═══ Raw data ═══

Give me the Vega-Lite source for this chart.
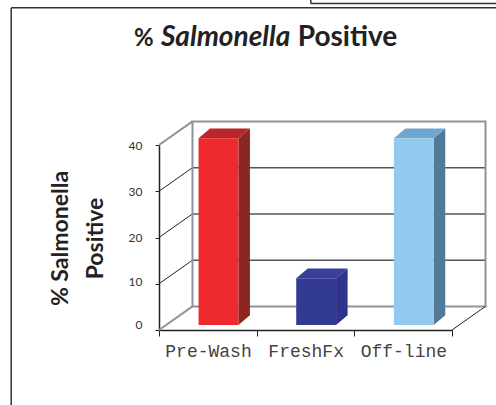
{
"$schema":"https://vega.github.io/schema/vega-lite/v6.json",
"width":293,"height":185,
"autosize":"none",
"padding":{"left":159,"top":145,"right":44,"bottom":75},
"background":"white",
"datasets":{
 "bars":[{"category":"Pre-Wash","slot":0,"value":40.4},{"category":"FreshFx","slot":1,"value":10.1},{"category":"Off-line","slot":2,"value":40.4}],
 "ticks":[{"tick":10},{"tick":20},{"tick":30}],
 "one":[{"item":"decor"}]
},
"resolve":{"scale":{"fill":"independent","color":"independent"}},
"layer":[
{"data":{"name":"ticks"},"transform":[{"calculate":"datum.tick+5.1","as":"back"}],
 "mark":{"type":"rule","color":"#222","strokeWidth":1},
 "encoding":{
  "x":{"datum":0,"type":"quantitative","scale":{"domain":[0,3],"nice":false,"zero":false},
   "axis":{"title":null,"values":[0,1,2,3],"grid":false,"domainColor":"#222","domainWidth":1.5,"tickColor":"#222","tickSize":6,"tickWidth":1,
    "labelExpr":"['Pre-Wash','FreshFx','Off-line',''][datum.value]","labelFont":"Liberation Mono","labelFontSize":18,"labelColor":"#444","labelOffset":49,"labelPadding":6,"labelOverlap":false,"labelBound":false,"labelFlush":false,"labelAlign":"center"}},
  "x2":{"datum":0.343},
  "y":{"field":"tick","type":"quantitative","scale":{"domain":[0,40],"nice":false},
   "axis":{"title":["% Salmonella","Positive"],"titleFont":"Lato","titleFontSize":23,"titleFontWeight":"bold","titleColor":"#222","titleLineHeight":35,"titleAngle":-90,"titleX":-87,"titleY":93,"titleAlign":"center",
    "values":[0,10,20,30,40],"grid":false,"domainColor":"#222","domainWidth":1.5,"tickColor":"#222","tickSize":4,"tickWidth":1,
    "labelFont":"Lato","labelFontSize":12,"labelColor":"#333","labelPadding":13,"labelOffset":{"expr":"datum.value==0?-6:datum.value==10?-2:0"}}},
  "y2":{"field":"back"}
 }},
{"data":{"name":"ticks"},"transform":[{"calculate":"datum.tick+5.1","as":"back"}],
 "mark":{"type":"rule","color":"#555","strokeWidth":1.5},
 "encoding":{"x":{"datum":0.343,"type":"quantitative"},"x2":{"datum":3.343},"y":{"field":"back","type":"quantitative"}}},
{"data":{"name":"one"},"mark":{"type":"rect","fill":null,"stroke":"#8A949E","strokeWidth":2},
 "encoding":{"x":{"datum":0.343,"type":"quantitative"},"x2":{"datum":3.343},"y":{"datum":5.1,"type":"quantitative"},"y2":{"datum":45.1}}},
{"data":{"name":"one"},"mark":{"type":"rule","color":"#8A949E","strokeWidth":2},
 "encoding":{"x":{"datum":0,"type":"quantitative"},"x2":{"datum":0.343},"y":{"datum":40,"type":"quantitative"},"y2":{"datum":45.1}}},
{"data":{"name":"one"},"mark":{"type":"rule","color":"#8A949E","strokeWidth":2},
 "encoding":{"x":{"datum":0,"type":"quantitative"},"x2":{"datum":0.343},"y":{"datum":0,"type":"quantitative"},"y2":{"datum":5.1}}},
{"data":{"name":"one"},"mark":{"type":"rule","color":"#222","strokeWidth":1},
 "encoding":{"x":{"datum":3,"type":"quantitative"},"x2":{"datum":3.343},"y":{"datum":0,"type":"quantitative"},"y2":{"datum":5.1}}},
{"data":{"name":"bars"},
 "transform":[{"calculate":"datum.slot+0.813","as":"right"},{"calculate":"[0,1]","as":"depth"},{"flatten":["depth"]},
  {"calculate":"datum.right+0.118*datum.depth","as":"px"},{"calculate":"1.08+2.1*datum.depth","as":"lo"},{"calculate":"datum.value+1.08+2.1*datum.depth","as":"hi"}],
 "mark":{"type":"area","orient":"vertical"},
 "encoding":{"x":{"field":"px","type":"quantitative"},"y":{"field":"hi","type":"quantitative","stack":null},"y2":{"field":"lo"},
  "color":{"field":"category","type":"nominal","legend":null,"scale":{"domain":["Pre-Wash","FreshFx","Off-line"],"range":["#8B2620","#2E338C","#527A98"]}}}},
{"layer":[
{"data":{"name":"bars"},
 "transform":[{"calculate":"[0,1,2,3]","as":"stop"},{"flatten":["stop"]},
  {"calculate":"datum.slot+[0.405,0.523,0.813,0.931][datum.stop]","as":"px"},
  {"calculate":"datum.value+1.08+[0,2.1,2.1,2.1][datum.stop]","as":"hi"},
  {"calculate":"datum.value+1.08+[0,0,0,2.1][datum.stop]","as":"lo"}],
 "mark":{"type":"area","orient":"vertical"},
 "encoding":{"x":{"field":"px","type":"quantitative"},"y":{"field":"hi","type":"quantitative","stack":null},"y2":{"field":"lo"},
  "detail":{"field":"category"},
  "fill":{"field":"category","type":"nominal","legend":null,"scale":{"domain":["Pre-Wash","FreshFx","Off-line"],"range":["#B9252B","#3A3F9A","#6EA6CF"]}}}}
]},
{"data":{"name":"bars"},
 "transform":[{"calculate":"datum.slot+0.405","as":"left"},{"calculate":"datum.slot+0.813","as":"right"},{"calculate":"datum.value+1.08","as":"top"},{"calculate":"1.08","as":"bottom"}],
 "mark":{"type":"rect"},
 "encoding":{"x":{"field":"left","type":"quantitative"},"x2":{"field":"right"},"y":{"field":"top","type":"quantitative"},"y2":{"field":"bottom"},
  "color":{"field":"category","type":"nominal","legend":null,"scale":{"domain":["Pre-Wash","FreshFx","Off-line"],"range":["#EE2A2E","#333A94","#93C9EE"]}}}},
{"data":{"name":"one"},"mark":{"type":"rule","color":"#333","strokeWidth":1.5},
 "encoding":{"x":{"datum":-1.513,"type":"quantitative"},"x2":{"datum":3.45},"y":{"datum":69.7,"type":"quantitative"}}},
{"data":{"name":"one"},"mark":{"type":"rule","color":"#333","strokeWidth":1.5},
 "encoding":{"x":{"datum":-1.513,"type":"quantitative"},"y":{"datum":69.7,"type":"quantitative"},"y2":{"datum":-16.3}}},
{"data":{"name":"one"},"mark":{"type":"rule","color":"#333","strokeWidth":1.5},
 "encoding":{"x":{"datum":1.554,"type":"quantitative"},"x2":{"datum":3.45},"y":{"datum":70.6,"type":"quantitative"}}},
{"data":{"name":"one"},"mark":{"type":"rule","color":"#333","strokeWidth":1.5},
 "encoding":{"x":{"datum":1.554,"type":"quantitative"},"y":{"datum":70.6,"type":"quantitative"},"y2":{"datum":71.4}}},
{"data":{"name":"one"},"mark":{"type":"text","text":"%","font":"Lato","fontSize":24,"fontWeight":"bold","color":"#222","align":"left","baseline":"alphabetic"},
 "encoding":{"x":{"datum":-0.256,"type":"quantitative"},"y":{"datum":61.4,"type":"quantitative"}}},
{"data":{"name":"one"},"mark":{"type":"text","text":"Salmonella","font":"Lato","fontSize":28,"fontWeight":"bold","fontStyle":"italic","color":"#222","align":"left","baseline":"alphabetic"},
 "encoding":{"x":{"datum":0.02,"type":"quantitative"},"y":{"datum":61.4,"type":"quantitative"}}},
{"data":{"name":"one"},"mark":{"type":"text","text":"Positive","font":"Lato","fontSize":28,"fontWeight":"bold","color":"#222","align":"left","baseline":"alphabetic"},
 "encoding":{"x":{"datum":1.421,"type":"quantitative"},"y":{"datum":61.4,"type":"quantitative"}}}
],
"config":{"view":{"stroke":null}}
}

═══

Copy every line of the data word for word, omitting the images.

Give me the Vega-Lite source for this chart.
{
"$schema":"https://vega.github.io/schema/vega-lite/v6.json",
"width":293,"height":185,
"autosize":"none",
"padding":{"left":159,"top":145,"right":44,"bottom":75},
"background":"white",
"datasets":{
 "bars":[{"category":"Pre-Wash","slot":0,"value":40.4},{"category":"FreshFx","slot":1,"value":10.1},{"category":"Off-line","slot":2,"value":40.4}],
 "ticks":[{"tick":10},{"tick":20},{"tick":30}],
 "one":[{"item":"decor"}]
},
"resolve":{"scale":{"fill":"independent","color":"independent"}},
"layer":[
{"data":{"name":"ticks"},"transform":[{"calculate":"datum.tick+5.1","as":"back"}],
 "mark":{"type":"rule","color":"#222","strokeWidth":1},
 "encoding":{
  "x":{"datum":0,"type":"quantitative","scale":{"domain":[0,3],"nice":false,"zero":false},
   "axis":{"title":null,"values":[0,1,2,3],"grid":false,"domainColor":"#222","domainWidth":1.5,"tickColor":"#222","tickSize":6,"tickWidth":1,
    "labelExpr":"['Pre-Wash','FreshFx','Off-line',''][datum.value]","labelFont":"Liberation Mono","labelFontSize":18,"labelColor":"#444","labelOffset":49,"labelPadding":6,"labelOverlap":false,"labelBound":false,"labelFlush":false,"labelAlign":"center"}},
  "x2":{"datum":0.343},
  "y":{"field":"tick","type":"quantitative","scale":{"domain":[0,40],"nice":false},
   "axis":{"title":["% Salmonella","Positive"],"titleFont":"Lato","titleFontSize":23,"titleFontWeight":"bold","titleColor":"#222","titleLineHeight":35,"titleAngle":-90,"titleX":-87,"titleY":93,"titleAlign":"center",
    "values":[0,10,20,30,40],"grid":false,"domainColor":"#222","domainWidth":1.5,"tickColor":"#222","tickSize":4,"tickWidth":1,
    "labelFont":"Lato","labelFontSize":12,"labelColor":"#333","labelPadding":13,"labelOffset":{"expr":"datum.value==0?-6:datum.value==10?-2:0"}}},
  "y2":{"field":"back"}
 }},
{"data":{"name":"ticks"},"transform":[{"calculate":"datum.tick+5.1","as":"back"}],
 "mark":{"type":"rule","color":"#555","strokeWidth":1.5},
 "encoding":{"x":{"datum":0.343,"type":"quantitative"},"x2":{"datum":3.343},"y":{"field":"back","type":"quantitative"}}},
{"data":{"name":"one"},"mark":{"type":"rect","fill":null,"stroke":"#8A949E","strokeWidth":2},
 "encoding":{"x":{"datum":0.343,"type":"quantitative"},"x2":{"datum":3.343},"y":{"datum":5.1,"type":"quantitative"},"y2":{"datum":45.1}}},
{"data":{"name":"one"},"mark":{"type":"rule","color":"#8A949E","strokeWidth":2},
 "encoding":{"x":{"datum":0,"type":"quantitative"},"x2":{"datum":0.343},"y":{"datum":40,"type":"quantitative"},"y2":{"datum":45.1}}},
{"data":{"name":"one"},"mark":{"type":"rule","color":"#8A949E","strokeWidth":2},
 "encoding":{"x":{"datum":0,"type":"quantitative"},"x2":{"datum":0.343},"y":{"datum":0,"type":"quantitative"},"y2":{"datum":5.1}}},
{"data":{"name":"one"},"mark":{"type":"rule","color":"#222","strokeWidth":1},
 "encoding":{"x":{"datum":3,"type":"quantitative"},"x2":{"datum":3.343},"y":{"datum":0,"type":"quantitative"},"y2":{"datum":5.1}}},
{"data":{"name":"bars"},
 "transform":[{"calculate":"datum.slot+0.813","as":"right"},{"calculate":"[0,1]","as":"depth"},{"flatten":["depth"]},
  {"calculate":"datum.right+0.118*datum.depth","as":"px"},{"calculate":"1.08+2.1*datum.depth","as":"lo"},{"calculate":"datum.value+1.08+2.1*datum.depth","as":"hi"}],
 "mark":{"type":"area","orient":"vertical"},
 "encoding":{"x":{"field":"px","type":"quantitative"},"y":{"field":"hi","type":"quantitative","stack":null},"y2":{"field":"lo"},
  "color":{"field":"category","type":"nominal","legend":null,"scale":{"domain":["Pre-Wash","FreshFx","Off-line"],"range":["#8B2620","#2E338C","#527A98"]}}}},
{"layer":[
{"data":{"name":"bars"},
 "transform":[{"calculate":"[0,1,2,3]","as":"stop"},{"flatten":["stop"]},
  {"calculate":"datum.slot+[0.405,0.523,0.813,0.931][datum.stop]","as":"px"},
  {"calculate":"datum.value+1.08+[0,2.1,2.1,2.1][datum.stop]","as":"hi"},
  {"calculate":"datum.value+1.08+[0,0,0,2.1][datum.stop]","as":"lo"}],
 "mark":{"type":"area","orient":"vertical"},
 "encoding":{"x":{"field":"px","type":"quantitative"},"y":{"field":"hi","type":"quantitative","stack":null},"y2":{"field":"lo"},
  "detail":{"field":"category"},
  "fill":{"field":"category","type":"nominal","legend":null,"scale":{"domain":["Pre-Wash","FreshFx","Off-line"],"range":["#B9252B","#3A3F9A","#6EA6CF"]}}}}
]},
{"data":{"name":"bars"},
 "transform":[{"calculate":"datum.slot+0.405","as":"left"},{"calculate":"datum.slot+0.813","as":"right"},{"calculate":"datum.value+1.08","as":"top"},{"calculate":"1.08","as":"bottom"}],
 "mark":{"type":"rect"},
 "encoding":{"x":{"field":"left","type":"quantitative"},"x2":{"field":"right"},"y":{"field":"top","type":"quantitative"},"y2":{"field":"bottom"},
  "color":{"field":"category","type":"nominal","legend":null,"scale":{"domain":["Pre-Wash","FreshFx","Off-line"],"range":["#EE2A2E","#333A94","#93C9EE"]}}}},
{"data":{"name":"one"},"mark":{"type":"rule","color":"#333","strokeWidth":1.5},
 "encoding":{"x":{"datum":-1.513,"type":"quantitative"},"x2":{"datum":3.45},"y":{"datum":69.7,"type":"quantitative"}}},
{"data":{"name":"one"},"mark":{"type":"rule","color":"#333","strokeWidth":1.5},
 "encoding":{"x":{"datum":-1.513,"type":"quantitative"},"y":{"datum":69.7,"type":"quantitative"},"y2":{"datum":-16.3}}},
{"data":{"name":"one"},"mark":{"type":"rule","color":"#333","strokeWidth":1.5},
 "encoding":{"x":{"datum":1.554,"type":"quantitative"},"x2":{"datum":3.45},"y":{"datum":70.6,"type":"quantitative"}}},
{"data":{"name":"one"},"mark":{"type":"rule","color":"#333","strokeWidth":1.5},
 "encoding":{"x":{"datum":1.554,"type":"quantitative"},"y":{"datum":70.6,"type":"quantitative"},"y2":{"datum":71.4}}},
{"data":{"name":"one"},"mark":{"type":"text","text":"%","font":"Lato","fontSize":24,"fontWeight":"bold","color":"#222","align":"left","baseline":"alphabetic"},
 "encoding":{"x":{"datum":-0.256,"type":"quantitative"},"y":{"datum":61.4,"type":"quantitative"}}},
{"data":{"name":"one"},"mark":{"type":"text","text":"Salmonella","font":"Lato","fontSize":28,"fontWeight":"bold","fontStyle":"italic","color":"#222","align":"left","baseline":"alphabetic"},
 "encoding":{"x":{"datum":0.02,"type":"quantitative"},"y":{"datum":61.4,"type":"quantitative"}}},
{"data":{"name":"one"},"mark":{"type":"text","text":"Positive","font":"Lato","fontSize":28,"fontWeight":"bold","color":"#222","align":"left","baseline":"alphabetic"},
 "encoding":{"x":{"datum":1.421,"type":"quantitative"},"y":{"datum":61.4,"type":"quantitative"}}}
],
"config":{"view":{"stroke":null}}
}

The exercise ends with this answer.